*Aim of the task*
Set down all of the data that follows word for word, without the images.

-*-*-

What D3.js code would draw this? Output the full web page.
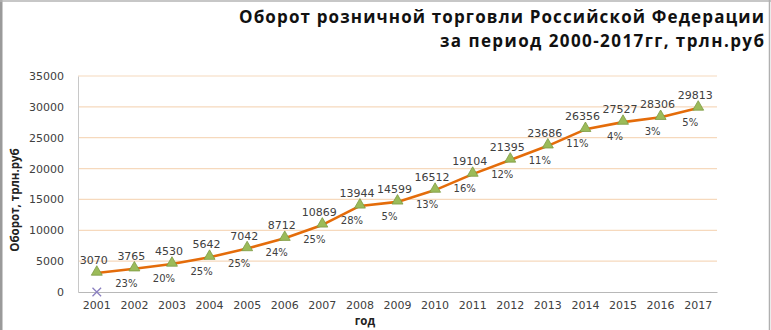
<!DOCTYPE html>
<html><head><meta charset="utf-8">
<script src="https://cdn.jsdelivr.net/npm/d3@7"></script>
<style>
html,body{margin:0;padding:0;background:#fff;}
svg{display:block;}
</style></head>
<body>
<script>
const years = ["2001","2002","2003","2004","2005","2006","2007","2008","2009","2010","2011","2012","2013","2014","2015","2016","2017"];
const turnover = [3070,3765,4530,5642,7042,8712,10869,13944,14599,16512,19104,21395,23686,26356,27527,28306,29813];
const growth = [null,"23%","20%","25%","25%","24%","25%","28%","5%","13%","16%","12%","11%","11%","4%","3%","5%"];
const otherSeries = [{year:"2001", value:0}];
const yTicks = [0,5000,10000,15000,20000,25000,30000,35000];
const titleLines = ["Оборот розничной торговли Российской Федерации","за период 2000-2017гг, трлн.руб"];
const yTitle = "Оборот, трлн.руб";
const xTitle = "год";

const W = 771, H = 330;
const m = {left:78, right:54, top:76, bottom:38};
const svg = d3.select("body").append("svg").attr("width",W).attr("height",H);

// frame
svg.append("rect").attr("x",0).attr("y",0).attr("width",2.5).attr("height",H).attr("fill","#9a9a9a");
svg.append("line").attr("x1",0).attr("x2",W).attr("y1",1).attr("y2",1).attr("stroke","#b5b5b5").attr("stroke-width",1.5);
svg.append("line").attr("x1",769.5).attr("x2",769.5).attr("y1",0).attr("y2",H).attr("stroke","#b0b0b0").attr("stroke-width",1.5);

const x = d3.scaleBand().domain(years).range([m.left, W-m.right]);
const y = d3.scaleLinear().domain([0,35000]).range([H-m.bottom, m.top]);
const cx = d => x(d) + x.bandwidth()/2;

// grid
svg.append("g").selectAll("line").data(yTicks.filter(t=>t>0)).join("line")
  .attr("x1",m.left).attr("x2",W-m.right)
  .attr("y1",d=>y(d)).attr("y2",d=>y(d))
  .attr("stroke","#f6d9bd").attr("stroke-width",1.2);

// y axis
const yAxis = svg.append("g").attr("transform",`translate(${m.left},0)`)
  .call(d3.axisLeft(y).tickValues(yTicks).tickFormat(d3.format("d")).tickSize(0).tickPadding(14));
yAxis.select(".domain").attr("stroke","#c8c8c8");
yAxis.selectAll("text").attr("font-family","DejaVu Sans").attr("font-size",11).attr("fill","#404040");

// x axis
const xAxis = svg.append("g").attr("transform",`translate(0,${H-m.bottom})`)
  .call(d3.axisBottom(x).tickSize(0).tickPadding(9));
xAxis.select(".domain").attr("stroke","#b8b8b8");
xAxis.selectAll("text").attr("font-family","DejaVu Sans").attr("font-size",11).attr("fill","#404040");

// titles
const titleBox = [{x:239, w:525, y:23}, {x:440, w:324, y:47}];
titleLines.forEach((s,i)=>{
  svg.append("text").attr("x",titleBox[i].x).attr("y",titleBox[i].y)
    .attr("textLength",titleBox[i].w).attr("lengthAdjust","spacing")
    .attr("font-family","Open Sans").attr("font-weight","bold")
    .attr("font-size",17).attr("fill","#111").text(s);
});

svg.append("text").attr("transform",`translate(19,200) rotate(-90)`).attr("text-anchor","middle")
  .attr("font-family","Open Sans").attr("font-weight","bold").attr("font-size",11.5).attr("fill","#222").text(yTitle);
svg.append("text").attr("x",365).attr("y",325).attr("text-anchor","middle")
  .attr("font-family","Open Sans").attr("font-weight","bold").attr("font-size",11.5).attr("fill","#222").text(xTitle);

// line
const line = d3.line().x((d,i)=>cx(years[i])).y(d=>y(d));
svg.append("path").datum(turnover).attr("d",line).attr("fill","none")
  .attr("stroke","#e46c0a").attr("stroke-width",2.6).attr("stroke-linejoin","round");

// markers
const tri = d3.symbol().type(d3.symbolTriangle).size(52);
svg.append("g").selectAll("path").data(turnover).join("path")
  .attr("d",tri).attr("transform",(d,i)=>`translate(${cx(years[i])},${y(d)-1})`)
  .attr("fill","#9bbb59").attr("stroke","#7d9a44").attr("stroke-width",0.8);

// other series marker (x)
svg.append("g").selectAll("path").data(otherSeries).join("path")
  .attr("d",d3.symbol().type(d3.symbolX).size(50))
  .attr("transform",d=>`translate(${cx(d.year)},${y(d.value)})`)
  .attr("fill","none").attr("stroke","#8a7fc0").attr("stroke-width",1.3);

// value labels
svg.append("g").selectAll("text").data(turnover).join("text")
  .attr("x",(d,i)=>cx(years[i]) - 3).attr("y",(d,i)=>y(d) - 9)
  .attr("text-anchor","middle").attr("font-family","DejaVu Sans").attr("font-size",11).attr("fill","#404040")
  .text(d=>d);

// growth labels
svg.append("g").selectAll("text").data(growth.map((g,i)=>({g,i})).filter(d=>d.g)).join("text")
  .attr("x",d=>cx(years[d.i]) - 8).attr("y",d=>y(turnover[d.i]) + 18)
  .attr("text-anchor","middle").attr("font-family","DejaVu Sans").attr("font-size",10).attr("fill","#404040")
  .text(d=>d.g);
</script>
</body></html>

-*-*-

*Written answer*
What D3.js code would draw this? Output the full web page.
<!DOCTYPE html>
<html><head><meta charset="utf-8">
<script src="https://cdn.jsdelivr.net/npm/d3@7"></script>
<style>
html,body{margin:0;padding:0;background:#fff;}
svg{display:block;}
</style></head>
<body>
<script>
const years = ["2001","2002","2003","2004","2005","2006","2007","2008","2009","2010","2011","2012","2013","2014","2015","2016","2017"];
const turnover = [3070,3765,4530,5642,7042,8712,10869,13944,14599,16512,19104,21395,23686,26356,27527,28306,29813];
const growth = [null,"23%","20%","25%","25%","24%","25%","28%","5%","13%","16%","12%","11%","11%","4%","3%","5%"];
const otherSeries = [{year:"2001", value:0}];
const yTicks = [0,5000,10000,15000,20000,25000,30000,35000];
const titleLines = ["Оборот розничной торговли Российской Федерации","за период 2000-2017гг, трлн.руб"];
const yTitle = "Оборот, трлн.руб";
const xTitle = "год";

const W = 771, H = 330;
const m = {left:78, right:54, top:76, bottom:38};
const svg = d3.select("body").append("svg").attr("width",W).attr("height",H);

// frame
svg.append("rect").attr("x",0).attr("y",0).attr("width",2.5).attr("height",H).attr("fill","#9a9a9a");
svg.append("line").attr("x1",0).attr("x2",W).attr("y1",1).attr("y2",1).attr("stroke","#b5b5b5").attr("stroke-width",1.5);
svg.append("line").attr("x1",769.5).attr("x2",769.5).attr("y1",0).attr("y2",H).attr("stroke","#b0b0b0").attr("stroke-width",1.5);

const x = d3.scaleBand().domain(years).range([m.left, W-m.right]);
const y = d3.scaleLinear().domain([0,35000]).range([H-m.bottom, m.top]);
const cx = d => x(d) + x.bandwidth()/2;

// grid
svg.append("g").selectAll("line").data(yTicks.filter(t=>t>0)).join("line")
  .attr("x1",m.left).attr("x2",W-m.right)
  .attr("y1",d=>y(d)).attr("y2",d=>y(d))
  .attr("stroke","#f6d9bd").attr("stroke-width",1.2);

// y axis
const yAxis = svg.append("g").attr("transform",`translate(${m.left},0)`)
  .call(d3.axisLeft(y).tickValues(yTicks).tickFormat(d3.format("d")).tickSize(0).tickPadding(14));
yAxis.select(".domain").attr("stroke","#c8c8c8");
yAxis.selectAll("text").attr("font-family","DejaVu Sans").attr("font-size",11).attr("fill","#404040");

// x axis
const xAxis = svg.append("g").attr("transform",`translate(0,${H-m.bottom})`)
  .call(d3.axisBottom(x).tickSize(0).tickPadding(9));
xAxis.select(".domain").attr("stroke","#b8b8b8");
xAxis.selectAll("text").attr("font-family","DejaVu Sans").attr("font-size",11).attr("fill","#404040");

// titles
const titleBox = [{x:239, w:525, y:23}, {x:440, w:324, y:47}];
titleLines.forEach((s,i)=>{
  svg.append("text").attr("x",titleBox[i].x).attr("y",titleBox[i].y)
    .attr("textLength",titleBox[i].w).attr("lengthAdjust","spacing")
    .attr("font-family","Open Sans").attr("font-weight","bold")
    .attr("font-size",17).attr("fill","#111").text(s);
});

svg.append("text").attr("transform",`translate(19,200) rotate(-90)`).attr("text-anchor","middle")
  .attr("font-family","Open Sans").attr("font-weight","bold").attr("font-size",11.5).attr("fill","#222").text(yTitle);
svg.append("text").attr("x",365).attr("y",325).attr("text-anchor","middle")
  .attr("font-family","Open Sans").attr("font-weight","bold").attr("font-size",11.5).attr("fill","#222").text(xTitle);

// line
const line = d3.line().x((d,i)=>cx(years[i])).y(d=>y(d));
svg.append("path").datum(turnover).attr("d",line).attr("fill","none")
  .attr("stroke","#e46c0a").attr("stroke-width",2.6).attr("stroke-linejoin","round");

// markers
const tri = d3.symbol().type(d3.symbolTriangle).size(52);
svg.append("g").selectAll("path").data(turnover).join("path")
  .attr("d",tri).attr("transform",(d,i)=>`translate(${cx(years[i])},${y(d)-1})`)
  .attr("fill","#9bbb59").attr("stroke","#7d9a44").attr("stroke-width",0.8);

// other series marker (x)
svg.append("g").selectAll("path").data(otherSeries).join("path")
  .attr("d",d3.symbol().type(d3.symbolX).size(50))
  .attr("transform",d=>`translate(${cx(d.year)},${y(d.value)})`)
  .attr("fill","none").attr("stroke","#8a7fc0").attr("stroke-width",1.3);

// value labels
svg.append("g").selectAll("text").data(turnover).join("text")
  .attr("x",(d,i)=>cx(years[i]) - 3).attr("y",(d,i)=>y(d) - 9)
  .attr("text-anchor","middle").attr("font-family","DejaVu Sans").attr("font-size",11).attr("fill","#404040")
  .text(d=>d);

// growth labels
svg.append("g").selectAll("text").data(growth.map((g,i)=>({g,i})).filter(d=>d.g)).join("text")
  .attr("x",d=>cx(years[d.i]) - 8).attr("y",d=>y(turnover[d.i]) + 18)
  .attr("text-anchor","middle").attr("font-family","DejaVu Sans").attr("font-size",10).attr("fill","#404040")
  .text(d=>d.g);
</script>
</body></html>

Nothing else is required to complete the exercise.